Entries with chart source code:
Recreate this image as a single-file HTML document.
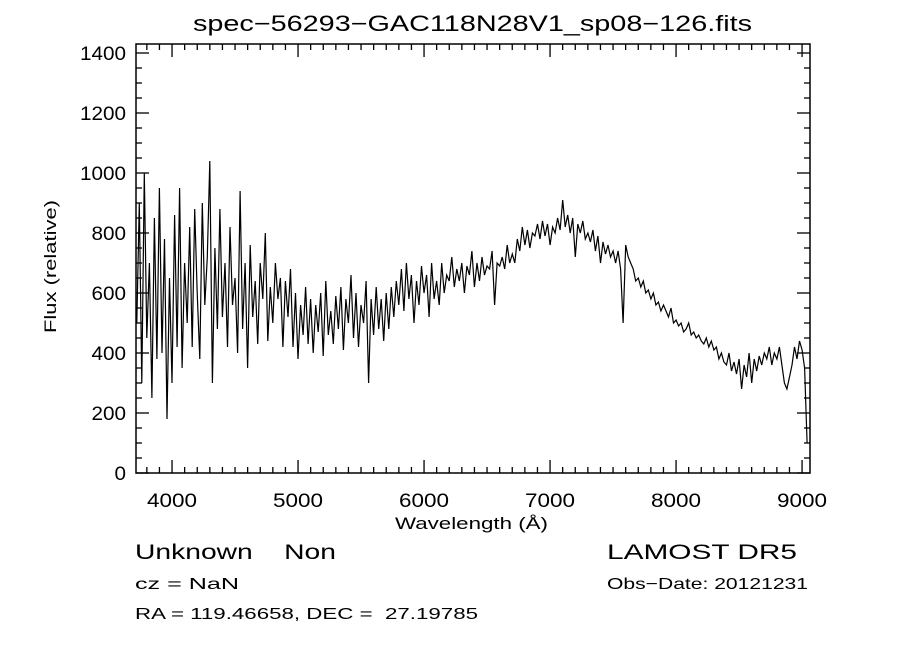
<!DOCTYPE html>
<html><head><meta charset="utf-8"><style>
body{margin:0;background:#fff;}
svg text{font-family:"Liberation Sans","DejaVu Sans",sans-serif;fill:#000;white-space:pre;}
</style></head><body>
<svg width="900" height="649" xmlns="http://www.w3.org/2000/svg" xml:space="preserve">
<rect width="900" height="649" fill="#fff"/>
<text x="193" y="31" font-size="22" textLength="559" lengthAdjust="spacingAndGlyphs">spec−56293−GAC118N28V1_sp08−126.fits</text>
<g id="axes"></g>
<path id="line" fill="none" stroke="#000" stroke-width="1.2"/>
<text x="395" y="529" font-size="17" textLength="153" lengthAdjust="spacingAndGlyphs">Wavelength (Å)</text>
<text transform="translate(56,333) rotate(-90)" font-size="17" textLength="133" lengthAdjust="spacingAndGlyphs">Flux (relative)</text>
<text x="135" y="559" font-size="21" textLength="201" lengthAdjust="spacingAndGlyphs">Unknown    Non</text>
<text x="607" y="559" font-size="21" textLength="190" lengthAdjust="spacingAndGlyphs">LAMOST DR5</text>
<text x="135" y="589" font-size="16" textLength="104" lengthAdjust="spacingAndGlyphs">cz = NaN</text>
<text x="607" y="589" font-size="16" textLength="201" lengthAdjust="spacingAndGlyphs">Obs−Date: 20121231</text>
<text x="135" y="619" font-size="16" textLength="343" lengthAdjust="spacingAndGlyphs">RA = 119.46658, DEC =  27.19785</text>
</svg>
<script>
const xTicks=[4000,5000,6000,7000,8000,9000];
const yTicks=[0,200,400,600,800,1000,1200,1400];
const waveStart=3720, waveStep=20;
const flux=[500,900,300,1000,450,700,250,850,380,950,
400,780,180,650,300,860,420,950,350,700,
500,820,420,880,600,380,900,560,720,1040,
300,750,480,880,520,700,420,820,560,650,
400,940,480,700,350,760,520,640,430,700,
580,800,440,620,500,700,580,650,420,640,
520,680,420,600,380,560,460,620,430,580,
400,560,470,600,390,640,460,540,430,590,
480,620,410,580,500,660,450,600,420,560,
500,640,300,580,460,620,480,580,440,600,
480,620,520,640,560,680,540,700,580,660,
500,640,560,690,600,660,520,700,580,640,
560,700,600,660,640,720,620,680,640,700,
600,690,660,740,620,700,640,720,660,690,
680,740,560,700,690,720,680,760,700,730,
700,780,740,820,760,810,750,800,790,830,
780,840,790,830,760,820,800,850,810,910,
820,860,800,850,720,830,800,840,780,800,
770,810,740,790,700,770,730,760,720,740,
700,740,680,500,760,720,700,680,640,650,
620,640,600,610,580,600,560,570,540,560,
540,520,550,500,510,490,500,470,480,500,
460,470,450,460,440,430,450,420,440,410,
420,380,400,370,360,400,340,370,330,380,
280,360,320,400,300,380,340,390,360,400,
380,420,360,400,380,420,360,300,280,320,
360,420,380,440,410,350,100];
const L=136,R=810,T=44,B=473,xmin=3714,xmax=9063,ymin=0,ymax=1430;
const X=v=>L+(v-xmin)/(xmax-xmin)*(R-L);
const Y=v=>B-(v-ymin)/(ymax-ymin)*(B-T);
const NS="http://www.w3.org/2000/svg";
const g=document.getElementById('axes');
function ln(x1,y1,x2,y2,w){const e=document.createElementNS(NS,'line');e.setAttribute('x1',x1);e.setAttribute('y1',y1);e.setAttribute('x2',x2);e.setAttribute('y2',y2);e.setAttribute('stroke','#000');e.setAttribute('stroke-width',w||1.3);g.appendChild(e);return e;}
const box=document.createElementNS(NS,'rect');


box.setAttribute('x',L);box.setAttribute('y',T);box.setAttribute('width',R-L);box.setAttribute('height',B-T);box.setAttribute('fill','none');box.setAttribute('stroke','#000');box.setAttribute('stroke-width',1.5);g.appendChild(box);
for(let v=3800;v<=9000;v+=100){const x=X(v);const maj=v%1000===0;ln(x,B,x,B-(maj?13:6));ln(x,T,x,T+(maj?13:6));}
for(let v=0;v<=1400;v+=50){const y=Y(v);const maj=v%200===0;ln(L,y,L+(maj?13:6),y);ln(R,y,R-(maj?13:6),y);}
xTicks.forEach(v=>{const t=document.createElementNS(NS,'text');


t.setAttribute('x',X(v)-25);t.setAttribute('y',B+34);t.setAttribute('font-size','19');t.setAttribute('textLength','50');t.setAttribute('lengthAdjust','spacingAndGlyphs');t.textContent=v;g.appendChild(t);});
yTicks.forEach(v=>{const t=document.createElementNS(NS,'text');


const s=String(v);
const w=s.length*11.5;
t.setAttribute('x',L-10-w);t.setAttribute('y',Y(v)+7);t.setAttribute('font-size','19');t.setAttribute('textLength',w);t.setAttribute('lengthAdjust','spacingAndGlyphs');t.textContent=s;g.appendChild(t);});
let d='';flux.forEach((f,i)=>{const w=waveStart+waveStep*i;d+=(i?'L':'M')+X(w).toFixed(1)+','+Y(f).toFixed(1);});
document.getElementById('line').setAttribute('d',d);
</script>
</body></html>
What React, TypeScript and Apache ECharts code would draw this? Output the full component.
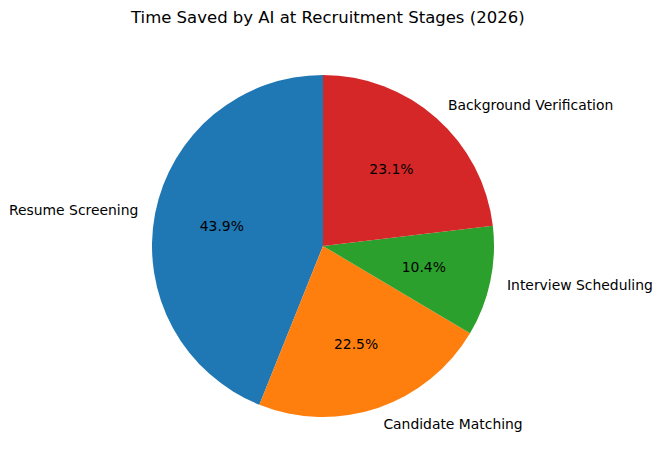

TASK BRIEF. Your task is to reproduce all of the material exactly. The pictures stay out.

SOLVED PROBLEM.
Recreate this image as a single-file HTML document.
<!DOCTYPE html>
<html><head><meta charset="utf-8"><style>
body{margin:0;background:#fff;}
svg text{font-family:"Liberation Sans","DejaVu Sans",sans-serif;fill:#000;white-space:pre;}
</style></head><body>
<svg width="900" height="649" xmlns="http://www.w3.org/2000/svg" xml:space="preserve">
<rect width="900" height="649" fill="#fff"/>
<text x="193" y="31" font-size="22" textLength="559" lengthAdjust="spacingAndGlyphs">spec−56293−GAC118N28V1_sp08−126.fits</text>
<g id="axes"></g>
<path id="line" fill="none" stroke="#000" stroke-width="1.2"/>
<text x="395" y="529" font-size="17" textLength="153" lengthAdjust="spacingAndGlyphs">Wavelength (Å)</text>
<text transform="translate(56,333) rotate(-90)" font-size="17" textLength="133" lengthAdjust="spacingAndGlyphs">Flux (relative)</text>
<text x="135" y="559" font-size="21" textLength="201" lengthAdjust="spacingAndGlyphs">Unknown    Non</text>
<text x="607" y="559" font-size="21" textLength="190" lengthAdjust="spacingAndGlyphs">LAMOST DR5</text>
<text x="135" y="589" font-size="16" textLength="104" lengthAdjust="spacingAndGlyphs">cz = NaN</text>
<text x="607" y="589" font-size="16" textLength="201" lengthAdjust="spacingAndGlyphs">Obs−Date: 20121231</text>
<text x="135" y="619" font-size="16" textLength="343" lengthAdjust="spacingAndGlyphs">RA = 119.46658, DEC =  27.19785</text>
</svg>
<script>
const xTicks=[4000,5000,6000,7000,8000,9000];
const yTicks=[0,200,400,600,800,1000,1200,1400];
const waveStart=3720, waveStep=20;
const flux=[500,900,300,1000,450,700,250,850,380,950,
400,780,180,650,300,860,420,950,350,700,
500,820,420,880,600,380,900,560,720,1040,
300,750,480,880,520,700,420,820,560,650,
400,940,480,700,350,760,520,640,430,700,
580,800,440,620,500,700,580,650,420,640,
520,680,420,600,380,560,460,620,430,580,
400,560,470,600,390,640,460,540,430,590,
480,620,410,580,500,660,450,600,420,560,
500,640,300,580,460,620,480,580,440,600,
480,620,520,640,560,680,540,700,580,660,
500,640,560,690,600,660,520,700,580,640,
560,700,600,660,640,720,620,680,640,700,
600,690,660,740,620,700,640,720,660,690,
680,740,560,700,690,720,680,760,700,730,
700,780,740,820,760,810,750,800,790,830,
780,840,790,830,760,820,800,850,810,910,
820,860,800,850,720,830,800,840,780,800,
770,810,740,790,700,770,730,760,720,740,
700,740,680,500,760,720,700,680,640,650,
620,640,600,610,580,600,560,570,540,560,
540,520,550,500,510,490,500,470,480,500,
460,470,450,460,440,430,450,420,440,410,
420,380,400,370,360,400,340,370,330,380,
280,360,320,400,300,380,340,390,360,400,
380,420,360,400,380,420,360,300,280,320,
360,420,380,440,410,350,100];
const L=136,R=810,T=44,B=473,xmin=3714,xmax=9063,ymin=0,ymax=1430;
const X=v=>L+(v-xmin)/(xmax-xmin)*(R-L);
const Y=v=>B-(v-ymin)/(ymax-ymin)*(B-T);
const NS="http://www.w3.org/2000/svg";
const g=document.getElementById('axes');
function ln(x1,y1,x2,y2,w){const e=document.createElementNS(NS,'line');e.setAttribute('x1',x1);e.setAttribute('y1',y1);e.setAttribute('x2',x2);e.setAttribute('y2',y2);e.setAttribute('stroke','#000');e.setAttribute('stroke-width',w||1.3);g.appendChild(e);return e;}
const box=document.createElementNS(NS,'rect');


box.setAttribute('x',L);box.setAttribute('y',T);box.setAttribute('width',R-L);box.setAttribute('height',B-T);box.setAttribute('fill','none');box.setAttribute('stroke','#000');box.setAttribute('stroke-width',1.5);g.appendChild(box);
for(let v=3800;v<=9000;v+=100){const x=X(v);const maj=v%1000===0;ln(x,B,x,B-(maj?13:6));ln(x,T,x,T+(maj?13:6));}
for(let v=0;v<=1400;v+=50){const y=Y(v);const maj=v%200===0;ln(L,y,L+(maj?13:6),y);ln(R,y,R-(maj?13:6),y);}
xTicks.forEach(v=>{const t=document.createElementNS(NS,'text');


t.setAttribute('x',X(v)-25);t.setAttribute('y',B+34);t.setAttribute('font-size','19');t.setAttribute('textLength','50');t.setAttribute('lengthAdjust','spacingAndGlyphs');t.textContent=v;g.appendChild(t);});
yTicks.forEach(v=>{const t=document.createElementNS(NS,'text');


const s=String(v);
const w=s.length*11.5;
t.setAttribute('x',L-10-w);t.setAttribute('y',Y(v)+7);t.setAttribute('font-size','19');t.setAttribute('textLength',w);t.setAttribute('lengthAdjust','spacingAndGlyphs');t.textContent=s;g.appendChild(t);});
let d='';flux.forEach((f,i)=>{const w=waveStart+waveStep*i;d+=(i?'L':'M')+X(w).toFixed(1)+','+Y(f).toFixed(1);});
document.getElementById('line').setAttribute('d',d);
</script>
</body></html>
What React, TypeScript and Apache ECharts code would draw this? Output the full component.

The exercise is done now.